┌──
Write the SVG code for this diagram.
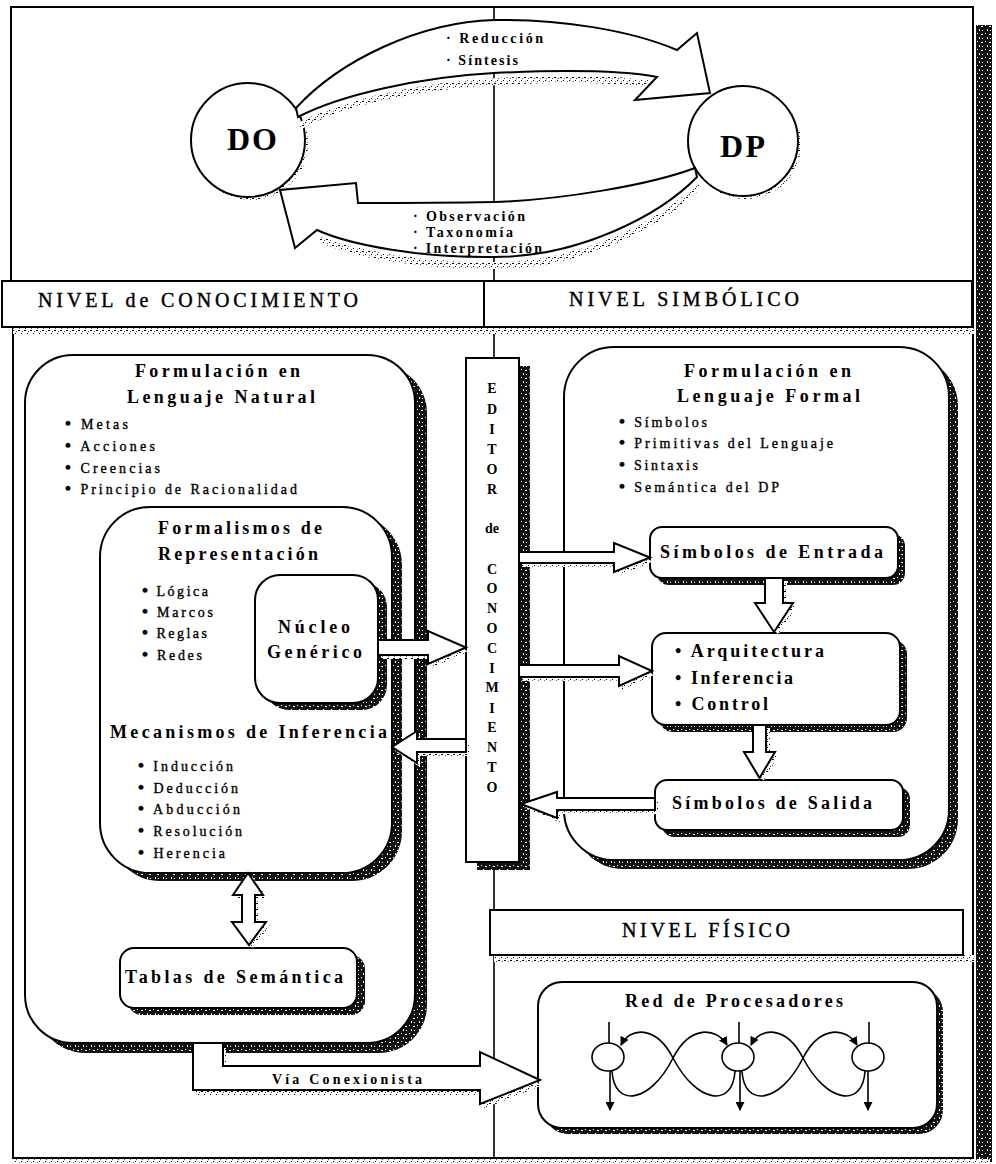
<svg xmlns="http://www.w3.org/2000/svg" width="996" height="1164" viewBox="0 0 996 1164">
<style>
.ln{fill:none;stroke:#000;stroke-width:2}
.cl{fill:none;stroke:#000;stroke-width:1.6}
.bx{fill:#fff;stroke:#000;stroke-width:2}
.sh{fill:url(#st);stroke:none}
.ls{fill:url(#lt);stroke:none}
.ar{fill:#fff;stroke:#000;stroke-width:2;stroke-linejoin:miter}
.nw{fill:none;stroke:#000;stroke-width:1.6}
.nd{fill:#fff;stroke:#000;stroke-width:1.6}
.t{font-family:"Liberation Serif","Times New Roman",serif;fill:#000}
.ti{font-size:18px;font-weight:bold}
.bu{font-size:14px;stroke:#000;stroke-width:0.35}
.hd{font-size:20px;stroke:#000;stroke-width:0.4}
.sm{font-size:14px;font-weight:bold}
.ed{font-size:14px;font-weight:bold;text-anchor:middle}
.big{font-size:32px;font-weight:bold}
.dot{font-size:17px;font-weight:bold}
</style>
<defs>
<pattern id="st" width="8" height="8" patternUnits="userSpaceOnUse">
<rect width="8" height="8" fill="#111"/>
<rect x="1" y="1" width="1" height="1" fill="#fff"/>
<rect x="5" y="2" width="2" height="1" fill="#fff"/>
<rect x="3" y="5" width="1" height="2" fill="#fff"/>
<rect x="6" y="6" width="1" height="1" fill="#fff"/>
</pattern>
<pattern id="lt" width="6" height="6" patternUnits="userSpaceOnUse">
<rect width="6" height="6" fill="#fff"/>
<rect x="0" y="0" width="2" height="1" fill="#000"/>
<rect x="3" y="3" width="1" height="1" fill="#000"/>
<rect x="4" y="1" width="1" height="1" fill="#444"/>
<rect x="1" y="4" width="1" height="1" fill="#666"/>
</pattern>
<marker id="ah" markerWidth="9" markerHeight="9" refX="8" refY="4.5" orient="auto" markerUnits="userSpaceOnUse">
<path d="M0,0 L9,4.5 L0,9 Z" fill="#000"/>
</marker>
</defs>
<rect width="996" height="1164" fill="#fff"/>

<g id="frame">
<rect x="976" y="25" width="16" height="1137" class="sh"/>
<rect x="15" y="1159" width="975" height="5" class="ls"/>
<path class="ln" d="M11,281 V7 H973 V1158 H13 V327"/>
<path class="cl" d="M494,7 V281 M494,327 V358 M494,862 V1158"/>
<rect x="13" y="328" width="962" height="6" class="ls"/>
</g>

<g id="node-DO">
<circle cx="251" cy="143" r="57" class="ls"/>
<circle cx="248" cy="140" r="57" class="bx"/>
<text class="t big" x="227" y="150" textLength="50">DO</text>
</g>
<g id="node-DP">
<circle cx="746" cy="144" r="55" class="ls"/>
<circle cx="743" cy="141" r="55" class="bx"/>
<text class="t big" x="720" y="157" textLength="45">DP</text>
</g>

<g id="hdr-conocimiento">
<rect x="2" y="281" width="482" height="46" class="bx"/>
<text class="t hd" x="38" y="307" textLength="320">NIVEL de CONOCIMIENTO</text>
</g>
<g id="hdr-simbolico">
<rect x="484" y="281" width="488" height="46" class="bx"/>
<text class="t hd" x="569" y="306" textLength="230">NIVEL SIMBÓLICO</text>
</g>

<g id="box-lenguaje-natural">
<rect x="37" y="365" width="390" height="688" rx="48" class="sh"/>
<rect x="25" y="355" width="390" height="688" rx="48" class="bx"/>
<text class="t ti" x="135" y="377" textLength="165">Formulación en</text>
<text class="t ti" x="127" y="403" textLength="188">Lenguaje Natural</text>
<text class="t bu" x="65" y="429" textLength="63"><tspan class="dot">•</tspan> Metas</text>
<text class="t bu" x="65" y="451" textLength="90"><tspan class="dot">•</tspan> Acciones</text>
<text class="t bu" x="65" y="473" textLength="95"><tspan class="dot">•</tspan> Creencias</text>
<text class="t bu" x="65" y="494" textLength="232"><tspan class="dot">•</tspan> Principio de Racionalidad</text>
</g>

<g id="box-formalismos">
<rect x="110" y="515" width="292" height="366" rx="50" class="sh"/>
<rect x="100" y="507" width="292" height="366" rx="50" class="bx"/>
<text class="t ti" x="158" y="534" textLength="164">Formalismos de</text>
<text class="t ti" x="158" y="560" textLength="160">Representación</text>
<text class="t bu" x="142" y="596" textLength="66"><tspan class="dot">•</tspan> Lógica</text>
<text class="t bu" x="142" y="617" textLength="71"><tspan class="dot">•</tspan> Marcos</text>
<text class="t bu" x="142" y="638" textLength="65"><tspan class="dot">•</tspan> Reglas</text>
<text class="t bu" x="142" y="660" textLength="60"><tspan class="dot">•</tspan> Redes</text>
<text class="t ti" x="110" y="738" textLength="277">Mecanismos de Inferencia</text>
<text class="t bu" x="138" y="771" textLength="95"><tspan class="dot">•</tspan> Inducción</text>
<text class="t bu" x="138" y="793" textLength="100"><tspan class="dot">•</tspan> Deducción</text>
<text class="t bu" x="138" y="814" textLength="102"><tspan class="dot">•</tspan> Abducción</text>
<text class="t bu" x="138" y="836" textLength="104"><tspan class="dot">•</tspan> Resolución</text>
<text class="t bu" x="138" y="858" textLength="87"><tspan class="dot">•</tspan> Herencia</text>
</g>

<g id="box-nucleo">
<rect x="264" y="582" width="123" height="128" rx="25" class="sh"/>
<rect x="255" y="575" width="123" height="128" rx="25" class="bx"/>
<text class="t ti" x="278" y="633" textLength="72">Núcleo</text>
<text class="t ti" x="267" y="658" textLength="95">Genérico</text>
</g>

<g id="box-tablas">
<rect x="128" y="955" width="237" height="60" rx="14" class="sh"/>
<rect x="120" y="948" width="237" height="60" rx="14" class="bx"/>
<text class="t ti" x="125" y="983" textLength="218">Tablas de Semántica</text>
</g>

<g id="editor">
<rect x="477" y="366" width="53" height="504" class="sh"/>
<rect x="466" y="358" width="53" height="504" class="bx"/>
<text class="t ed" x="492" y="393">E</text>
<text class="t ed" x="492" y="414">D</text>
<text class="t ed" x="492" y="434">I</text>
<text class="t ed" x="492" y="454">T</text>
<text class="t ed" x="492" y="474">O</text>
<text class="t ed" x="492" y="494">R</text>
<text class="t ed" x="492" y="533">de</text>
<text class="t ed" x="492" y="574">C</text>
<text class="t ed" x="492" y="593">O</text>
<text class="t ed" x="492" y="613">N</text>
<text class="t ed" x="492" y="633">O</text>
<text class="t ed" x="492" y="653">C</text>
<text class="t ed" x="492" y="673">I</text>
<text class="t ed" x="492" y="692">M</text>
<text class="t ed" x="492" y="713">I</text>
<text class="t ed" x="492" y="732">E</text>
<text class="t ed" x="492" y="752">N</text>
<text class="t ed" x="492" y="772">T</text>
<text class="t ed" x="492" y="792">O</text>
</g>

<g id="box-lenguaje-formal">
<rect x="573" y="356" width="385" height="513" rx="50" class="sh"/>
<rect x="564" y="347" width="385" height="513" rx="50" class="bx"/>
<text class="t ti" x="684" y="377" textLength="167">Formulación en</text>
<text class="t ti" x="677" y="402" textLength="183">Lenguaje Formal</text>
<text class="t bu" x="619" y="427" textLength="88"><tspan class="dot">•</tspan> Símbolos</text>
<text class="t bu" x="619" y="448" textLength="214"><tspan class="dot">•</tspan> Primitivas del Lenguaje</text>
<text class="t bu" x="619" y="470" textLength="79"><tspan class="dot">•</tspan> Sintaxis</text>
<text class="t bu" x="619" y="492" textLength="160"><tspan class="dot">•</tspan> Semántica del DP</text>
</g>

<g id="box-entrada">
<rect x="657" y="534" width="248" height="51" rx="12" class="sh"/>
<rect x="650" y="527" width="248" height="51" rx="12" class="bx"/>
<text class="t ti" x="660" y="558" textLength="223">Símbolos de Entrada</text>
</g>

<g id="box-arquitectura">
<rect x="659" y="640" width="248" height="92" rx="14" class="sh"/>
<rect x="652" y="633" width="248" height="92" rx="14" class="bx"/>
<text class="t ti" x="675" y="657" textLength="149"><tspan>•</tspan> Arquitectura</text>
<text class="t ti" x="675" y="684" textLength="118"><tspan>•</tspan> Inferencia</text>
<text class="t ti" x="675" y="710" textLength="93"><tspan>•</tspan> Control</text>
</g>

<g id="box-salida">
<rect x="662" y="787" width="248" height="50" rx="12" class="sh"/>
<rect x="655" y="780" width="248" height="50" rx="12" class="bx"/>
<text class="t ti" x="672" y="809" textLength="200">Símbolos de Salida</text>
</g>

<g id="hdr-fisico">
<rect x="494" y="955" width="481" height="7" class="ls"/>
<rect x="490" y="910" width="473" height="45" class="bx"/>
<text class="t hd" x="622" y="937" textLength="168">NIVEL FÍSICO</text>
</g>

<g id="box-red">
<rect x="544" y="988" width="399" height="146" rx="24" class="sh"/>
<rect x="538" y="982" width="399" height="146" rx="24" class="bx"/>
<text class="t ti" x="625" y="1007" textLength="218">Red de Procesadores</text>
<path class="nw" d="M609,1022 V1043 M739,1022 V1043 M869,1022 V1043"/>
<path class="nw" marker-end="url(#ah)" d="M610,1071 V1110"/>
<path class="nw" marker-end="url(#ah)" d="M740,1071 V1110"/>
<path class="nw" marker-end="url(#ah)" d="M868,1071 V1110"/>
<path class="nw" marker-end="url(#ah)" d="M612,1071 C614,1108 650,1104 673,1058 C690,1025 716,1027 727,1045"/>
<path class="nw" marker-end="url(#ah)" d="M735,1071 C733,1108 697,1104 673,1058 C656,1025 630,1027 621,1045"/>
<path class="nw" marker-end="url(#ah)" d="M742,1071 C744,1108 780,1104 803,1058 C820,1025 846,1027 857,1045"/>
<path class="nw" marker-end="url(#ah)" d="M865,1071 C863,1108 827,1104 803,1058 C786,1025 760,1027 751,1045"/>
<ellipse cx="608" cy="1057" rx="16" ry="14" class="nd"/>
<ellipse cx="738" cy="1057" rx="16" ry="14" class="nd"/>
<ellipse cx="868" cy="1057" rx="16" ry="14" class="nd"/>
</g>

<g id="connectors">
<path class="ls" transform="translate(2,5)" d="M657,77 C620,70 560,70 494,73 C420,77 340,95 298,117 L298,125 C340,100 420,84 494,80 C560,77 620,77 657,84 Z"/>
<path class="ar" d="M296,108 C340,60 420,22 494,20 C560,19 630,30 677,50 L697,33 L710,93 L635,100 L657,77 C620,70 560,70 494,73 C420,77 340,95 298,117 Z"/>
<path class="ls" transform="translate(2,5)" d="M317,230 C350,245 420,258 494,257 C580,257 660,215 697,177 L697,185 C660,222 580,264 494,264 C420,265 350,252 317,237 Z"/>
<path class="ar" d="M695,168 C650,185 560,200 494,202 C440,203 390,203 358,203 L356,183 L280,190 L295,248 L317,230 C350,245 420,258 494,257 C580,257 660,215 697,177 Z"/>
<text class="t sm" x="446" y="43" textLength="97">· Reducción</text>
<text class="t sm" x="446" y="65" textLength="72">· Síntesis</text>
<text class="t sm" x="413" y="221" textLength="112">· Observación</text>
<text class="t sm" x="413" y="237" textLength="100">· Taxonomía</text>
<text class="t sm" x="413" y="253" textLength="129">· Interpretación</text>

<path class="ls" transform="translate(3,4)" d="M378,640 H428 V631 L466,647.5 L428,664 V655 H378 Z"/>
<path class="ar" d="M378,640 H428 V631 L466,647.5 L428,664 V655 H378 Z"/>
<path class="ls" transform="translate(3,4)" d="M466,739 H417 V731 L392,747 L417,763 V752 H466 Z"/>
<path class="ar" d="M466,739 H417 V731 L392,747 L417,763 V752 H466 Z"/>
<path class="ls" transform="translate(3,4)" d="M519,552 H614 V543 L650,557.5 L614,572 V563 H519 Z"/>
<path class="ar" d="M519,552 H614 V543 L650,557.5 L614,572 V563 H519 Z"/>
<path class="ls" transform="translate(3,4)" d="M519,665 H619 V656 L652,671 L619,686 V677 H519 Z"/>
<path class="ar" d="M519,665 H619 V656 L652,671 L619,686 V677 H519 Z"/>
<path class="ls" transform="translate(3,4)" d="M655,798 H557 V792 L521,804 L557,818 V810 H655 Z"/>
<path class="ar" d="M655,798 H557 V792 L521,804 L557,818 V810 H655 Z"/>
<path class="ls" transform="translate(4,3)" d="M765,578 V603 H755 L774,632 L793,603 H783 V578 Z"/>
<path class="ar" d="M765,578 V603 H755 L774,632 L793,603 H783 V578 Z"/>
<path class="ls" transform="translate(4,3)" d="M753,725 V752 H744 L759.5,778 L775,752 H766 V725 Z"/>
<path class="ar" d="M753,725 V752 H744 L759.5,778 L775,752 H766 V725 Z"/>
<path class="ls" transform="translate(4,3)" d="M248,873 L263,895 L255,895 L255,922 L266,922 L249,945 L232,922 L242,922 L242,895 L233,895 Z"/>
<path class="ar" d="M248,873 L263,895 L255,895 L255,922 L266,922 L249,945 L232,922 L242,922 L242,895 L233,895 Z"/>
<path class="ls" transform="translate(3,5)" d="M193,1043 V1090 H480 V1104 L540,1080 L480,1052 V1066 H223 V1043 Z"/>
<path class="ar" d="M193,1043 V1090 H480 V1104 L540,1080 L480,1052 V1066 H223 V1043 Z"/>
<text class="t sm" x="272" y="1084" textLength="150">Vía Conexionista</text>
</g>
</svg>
└──
┌──
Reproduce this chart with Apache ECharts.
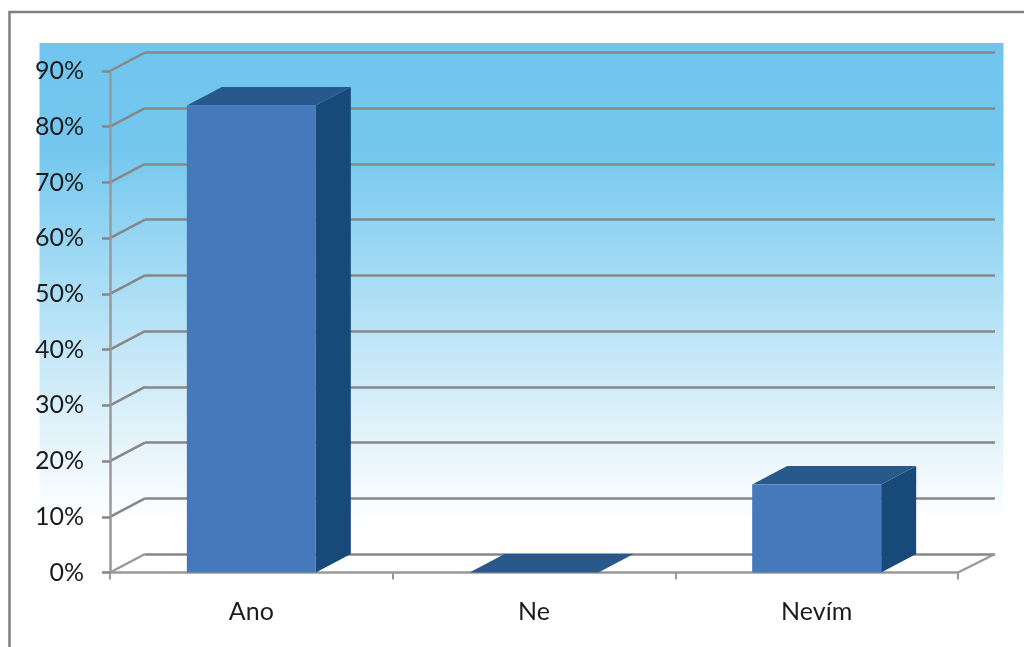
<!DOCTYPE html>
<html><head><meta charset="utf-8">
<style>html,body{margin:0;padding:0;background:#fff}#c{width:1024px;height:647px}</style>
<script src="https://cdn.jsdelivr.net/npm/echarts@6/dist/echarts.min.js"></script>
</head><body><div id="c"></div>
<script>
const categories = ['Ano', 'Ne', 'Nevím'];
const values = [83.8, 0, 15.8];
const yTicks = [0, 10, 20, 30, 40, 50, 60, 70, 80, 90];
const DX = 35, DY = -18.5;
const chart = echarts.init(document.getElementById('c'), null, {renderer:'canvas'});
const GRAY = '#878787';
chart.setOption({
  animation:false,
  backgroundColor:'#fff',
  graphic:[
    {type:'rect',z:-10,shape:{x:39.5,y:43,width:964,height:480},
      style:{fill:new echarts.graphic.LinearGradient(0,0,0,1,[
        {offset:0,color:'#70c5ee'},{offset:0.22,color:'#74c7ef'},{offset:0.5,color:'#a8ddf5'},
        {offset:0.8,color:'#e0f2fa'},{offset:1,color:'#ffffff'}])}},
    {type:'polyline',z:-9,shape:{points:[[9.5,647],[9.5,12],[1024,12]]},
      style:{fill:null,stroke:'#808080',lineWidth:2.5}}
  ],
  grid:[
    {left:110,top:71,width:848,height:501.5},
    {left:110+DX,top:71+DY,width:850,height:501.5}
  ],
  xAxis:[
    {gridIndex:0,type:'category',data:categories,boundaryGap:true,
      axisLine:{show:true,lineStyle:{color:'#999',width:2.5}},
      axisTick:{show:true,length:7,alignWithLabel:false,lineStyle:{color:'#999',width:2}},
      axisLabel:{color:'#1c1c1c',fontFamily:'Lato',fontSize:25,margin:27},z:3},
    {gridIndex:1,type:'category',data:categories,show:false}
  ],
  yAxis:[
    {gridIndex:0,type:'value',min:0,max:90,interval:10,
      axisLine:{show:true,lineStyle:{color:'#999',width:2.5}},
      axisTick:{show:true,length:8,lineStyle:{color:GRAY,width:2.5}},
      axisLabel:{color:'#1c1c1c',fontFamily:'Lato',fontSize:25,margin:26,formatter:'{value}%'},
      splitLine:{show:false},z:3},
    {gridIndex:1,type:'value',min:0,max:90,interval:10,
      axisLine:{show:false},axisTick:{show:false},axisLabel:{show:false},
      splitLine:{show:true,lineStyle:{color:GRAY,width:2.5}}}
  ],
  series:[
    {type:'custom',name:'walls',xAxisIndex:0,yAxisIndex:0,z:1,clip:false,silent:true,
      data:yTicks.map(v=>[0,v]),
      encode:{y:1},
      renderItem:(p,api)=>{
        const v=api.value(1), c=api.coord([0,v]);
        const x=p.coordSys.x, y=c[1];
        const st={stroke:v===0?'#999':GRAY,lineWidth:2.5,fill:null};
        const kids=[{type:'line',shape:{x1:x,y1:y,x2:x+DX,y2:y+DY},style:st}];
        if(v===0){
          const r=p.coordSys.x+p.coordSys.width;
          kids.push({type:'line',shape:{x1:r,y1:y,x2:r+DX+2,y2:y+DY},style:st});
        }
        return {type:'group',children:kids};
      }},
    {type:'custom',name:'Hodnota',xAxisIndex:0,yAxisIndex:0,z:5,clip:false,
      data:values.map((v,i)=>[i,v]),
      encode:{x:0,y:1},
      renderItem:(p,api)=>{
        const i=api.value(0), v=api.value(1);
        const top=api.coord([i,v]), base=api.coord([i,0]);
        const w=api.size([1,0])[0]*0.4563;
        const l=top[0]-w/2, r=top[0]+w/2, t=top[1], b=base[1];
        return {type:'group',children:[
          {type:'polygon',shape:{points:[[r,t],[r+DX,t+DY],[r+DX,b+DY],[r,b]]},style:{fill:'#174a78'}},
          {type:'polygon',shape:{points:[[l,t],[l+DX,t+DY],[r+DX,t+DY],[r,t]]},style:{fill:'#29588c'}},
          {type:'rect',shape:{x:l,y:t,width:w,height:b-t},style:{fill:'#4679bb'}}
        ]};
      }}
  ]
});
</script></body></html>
└──
*Exercise:*
From the listing above, copy all lines holding the word "this".

*Result of the exercise:*
Write the SVG code for this diagram.
Reproduce this chart with Apache ECharts.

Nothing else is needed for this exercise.